You say she’s estranged from her family, but once you try to commit suicide, you’ve crossed a line. Normally, it would be a violation of her boundaries to get in touch with her parents against her will, but when there’s an attempt on a human life (anyone’s), she’s already broken the social contract that protects those kinds of boundaries. Sure, maybe you try to talk to her about why she doesn’t talk to her parents. Maybe she has some other family members she likes more. But this is really the sort of thing that families are for (not roommates).
In terms of the shitty roommate stuff, you can always pull the classic move of putting her dirty dishes on her bed. (Maybe in a dishpan, to be nice.) You can put a lock on “your” kitchen cabinets, where you keep your clean dishes (and your food, for that matter). Or you could try to avoid conflict by spending $1.99 on some paper plates. You could mess with her a bit by keeping your crackers in the tampon box and your tampons in the crackers box, so at least she’ll have a harder time stealing your food. Mix a tremendous quantity of hot sauce into the Vegemite. (Hot sauce can’t actually hurt anyone. If she complains, she’ll be admitting stealing your food!) But of course small acts of mischief won’t solve the real problem.

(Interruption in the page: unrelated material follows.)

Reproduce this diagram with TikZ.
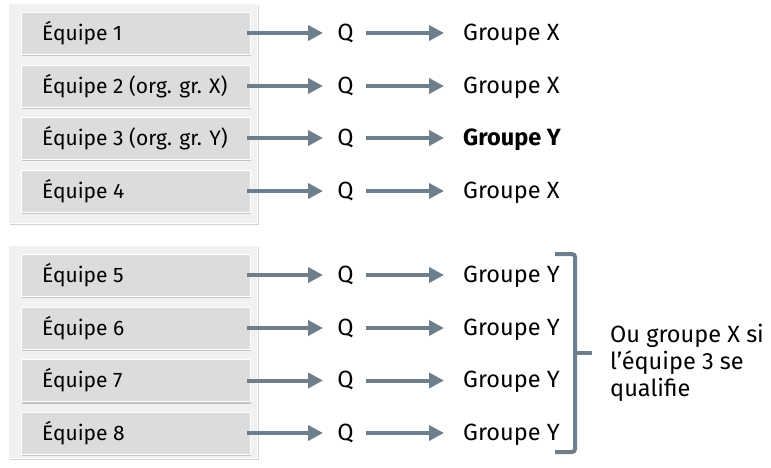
\documentclass[tikz,border=0pt]{standalone}
\usepackage{fontspec}
\setmainfont{Fira Sans}
\usetikzlibrary{shadows,arrows.meta}
\definecolor{arr}{HTML}{6E7E8B}
\definecolor{boxfill}{HTML}{DCDCDC}
\definecolor{panelfill}{HTML}{F1F1F1}
\tikzset{
  panel/.style={fill=panelfill, draw=white, line width=0.8pt, drop shadow={shadow xshift=1.5pt, shadow yshift=-2pt, opacity=0.35}},
  teambox/.style={fill=boxfill, draw=white, line width=1pt, minimum width=229pt, minimum height=42pt, inner sep=0pt, drop shadow={shadow xshift=1pt, shadow yshift=-2pt, opacity=0.4}},
  teamtext/.style={anchor=base west, inner sep=0pt, font=\fontsize{21}{24}\selectfont},
  qtext/.style={anchor=base, inner sep=0pt, font=\fontsize{23.5}{28}\selectfont},
  grptext/.style={anchor=base west, inner sep=0pt, font=\fontsize{23.5}{28}\selectfont},
  flow/.style={draw=arr, line width=4pt, -{Triangle[length=15pt,width=15pt]}},
  brace/.style={draw=arr, line width=4pt, rounded corners=3pt}
}
\begin{document}
\begin{tikzpicture}[x=1pt,y=-1pt]
\useasboundingbox (0,0) rectangle (771,467);
\fill[panelfill, panel] (8,3) rectangle (257,223);
\fill[panelfill, panel] (8,245) rectangle (257,458);
\foreach \i/\y/\t in {1/33/{Équipe 1},2/86/{Équipe 2 (org. gr. X)},3/138/{Équipe 3 (org. gr. Y)},4/191/{Équipe 4},5/275/{Équipe 5},6/328/{Équipe 6},7/380.5/{Équipe 7},8/433/{Équipe 8}}{
  \node[teambox] (b\i) at (135.5,\y) {};
  \node[teamtext] (t\i) at (42,\y+7) {\t};
  \coordinate (s\i) at (247,\y);
  \coordinate (e\i) at (323,\y);
  \node[qtext] (q\i) at (345.5,\y+7) {Q};
  \coordinate (m\i) at (366,\y);
  \coordinate (f\i) at (444,\y);
}
\node[grptext] (g1) at (463,40) {Groupe X};
\node[grptext] (g2) at (463,93) {Groupe X};
\node[grptext] (g3) at (463,145) {\textbf{Groupe Y}};
\node[grptext] (g4) at (463,198) {Groupe X};
\node[grptext] (g5) at (463,282) {Groupe Y};
\node[grptext] (g6) at (463,335) {Groupe Y};
\node[grptext] (g7) at (463,387.5) {Groupe Y};
\node[grptext] (g8) at (463,440) {Groupe Y};
\foreach \i in {1,...,8}{
  \draw[flow] (s\i) -- (e\i);
  \draw[flow] (m\i) -- (f\i);
}
\coordinate (bt) at (555,254);
\coordinate (bb) at (555,452);
\coordinate (bm) at (592,353);
\draw[brace] (bt) -- (575,254) -- (575,452) -- (bb);
\draw[brace,rounded corners=0pt] (575,353) -- (bm);
\node[anchor=base west, inner sep=0pt, align=left, font=\fontsize{23.5}{27}\selectfont] (note) at (610,396) {Ou groupe X si\\l’équipe 3 se\\qualifie};
\end{tikzpicture}
\end{document}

But yes, you need to ask her to leave. I wrote a column once about helpful ways to phrase things in which I suggested, “It’s not possible.” This phrase avoids having to talk about feelings (“I feel like you don’t respect my contributions…” — it’s too arguable.) Saying, “It’s not possible for us to continue living together because I don’t have the money to cover for you” is just a fact.
That said, young people like yourself often do not realize just how much older people are ready and willing to help. Not just faraway advice columnists! It sounds like your own parents aren’t that helpful. But you’re both students, right? You have a dean (or whatever it’s called in Australia) and so does she. Universities are EXTREMELY interested in getting involved in students’ problems before those students commit suicide. Maybe you or she could be moved into university housing. Maybe there’s some kind of emergency assistance available. You need to put out a call for help ASAP to your dean, her dean, the campus health service, and anyone else at the university who may be helpful. I promise you that there is someone at your university who would be horrified to hear that you are dealing with this all by yourself. Universities are used to acting in loco parentis.